L’atmosfera gioca, nel nostro pianeta, un ruolo ben più complesso di quello che può essere descritto con i rapporti fra “gas serra”, temperatura planetaria, cicli solari, mutamenti periodici della temperatura superficiale oceanica del tipo “El Niño” e gentile signora.
Lo scambio di calore fra superficie del suolo e atmosfera dipende da numerosi fattori, fra cui la copertura vegetale, la presenza di manufatti. Le azioni per evitare calamità “naturali” devono essere esercitate sia a livello locale sia a livello planetario. Può darsi che i modelli matematici non diano sicure informazioni sui mutamenti climatici dovuti all’effetto serra e che non sia l’aumento delle emissioni da tenere sotto controllo. Per quel poco di conoscenze che ho, sono convinto che esiste una correlazione fra consumi merceologici, modificazioni della composizione chimica dell’atmosfera e aumento della temperatura planetaria. Più in generale, fra aumento dei consumi merceologici e diminuzione della capacità ricettiva del pianeta, e di singoli suoi territori, per le scorie di tali consumi.
Però si tratta di interpretazione di dati statistici incerti per difendere o contestare un valore, la virtù della crescita merceologica, così difficile perfino da misurare in unità monetarie su cui ci sia accordo.

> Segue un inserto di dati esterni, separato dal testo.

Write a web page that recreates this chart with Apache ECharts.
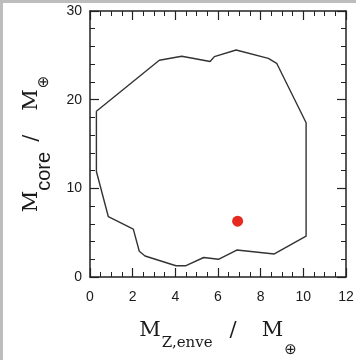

Effetto serra o no, allagamento o no di Venezia nel 2100, pur non essendo competente come Emilio Gerelli, sono certo che le calamità naturali e i relativi costi (monetari e umani e “ecologici”) aumenteranno quanto più intense e imprevidenti saranno l’occupazione del suolo, la presenza e l’intensità (chili di materia usati per persona per anno) delle attività antropiche: in una parola, la crescita dei consumi merceologici. E ciò nel Molise come nel Bangladesh, in Sicilia come in Cina, nel Friuli come nel Messico.